For her part, Coffman learned to take conference calls from her son’s baseball games or on her way to the grocery store. “I can’t tell you the number of calls I have done from my son’s games, which are slow moving anyway,” she says. “By being transparent about those things, I can show others how to create opportunities.”

Third, give frequent, informal praise and feedback rather than saving it up for annual performance reviews. It can be easy, Coffman acknowledges, especially when you’re running a team, to save up feedback for major milestone-type interactions. But she encourages the opposite. “More routine, everyday types of interaction can be helpful—it’s in these little moments where someone’s confidence can be picked up just when it might otherwise lag,” says Coffman.

Finally, support the whole person, not just the worker. There’s value in being aware of an employee’s personal situation, notes Coffman. Do they have kids at home? Are they going through a tough divorce? Caring for an ailing parent? “Think about how you tailor the way in which you work with them,” she advises. “When managers view the people who work for them as assets to be depleted, they miss out on important opportunities to cultivate talent.”

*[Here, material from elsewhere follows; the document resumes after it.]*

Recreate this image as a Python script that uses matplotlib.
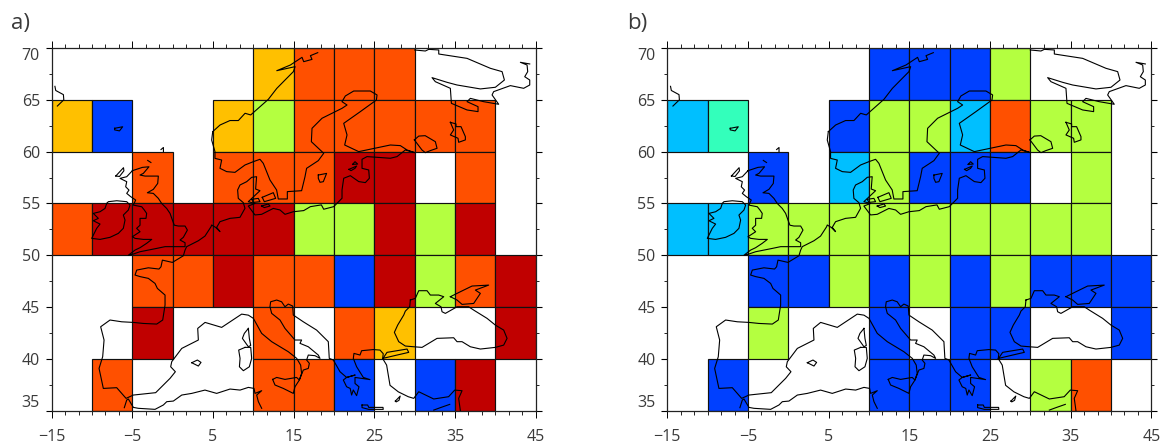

Of course, notes Coffman, there is nothing in these suggested actions that wouldn’t also be great for male employees. “We have a gap to close—and so our focus was on what seems to matter more for women—but who doesn’t want to be praised or sponsored?” she says.

Bain Tackles Female Retention Like a Client Problem

Bain and LinkedIn
Bain Partner Julie Coffman, who chairs the firm’s Global Women’s Leadership Council

This latest survey with LinkedIn is one of several initiatives Bain’s GWLC has spearheaded since it was formed in 2009. “We were recruiting a fairly good number, but we were not retaining women at the rate we thought we should be able to given the talent base we had access to,” Coffman says. “Steve Ellis [then Bain’s worldwide managing director] really wanted us to take a harder look and treat it more like a client problem—to understand the root causes of gaps in women in leadership roles.” Coffman has chaired the council since it was created, examining the culture and practices within Bain as well as conducting outside research with partners to try to understand what is going on with women in companies writ large, she says. “We are trying to continually up our game.”

This latest research will be disseminated in a variety of ways, she says. First, Bain has created a presentation and is sharing it with partners in each of the firm’s more than 50 offices around the globe. “Between now and October, we are asking each office to devote time in a VP manager leadership meeting to sharing the research and facilitating a conversation around the everyday behaviors we can all commit to that will make it real for our people,” she says.

There are also plans to engage with specific groups as part of more detailed workshops. For example, every other year Bain hosts a Global Women’s Leadership Forum, and the next will feature a deeper dive about how women can thrive at Bain. “Our mission is not for women to survive, but to thrive,” says Coffman. “We think a thriving mindset is critical to being able to build aspiration and confidence.”

Finally, Coffman and others have been speaking externally about the findings—to the media as well as at conferences, alumni gatherings, and recruiting events. “We’re looking not only to get exposure that way but also just to get the dialogue going,” she says.

Client Firms Look to Learn from Bain
Chairing the GWLC is not Coffman’s main job at Bain—she is a full regular partner in the firm’s healthcare practice. But clients, aware of her role in the GWLC, have turned to her on many occasions seeking guidance on the problems they face with female retention. “I have spent a fair amount of time in the last five years being introduced to the chief diversity officers at our client firms because they are interested in our journey,” she says. She has also spoken at a number of events and forums for different groups of senior women leaders. “What I would love to do personally—and I have talked about this openly—is to continue to try to be a resource for our most important clients.”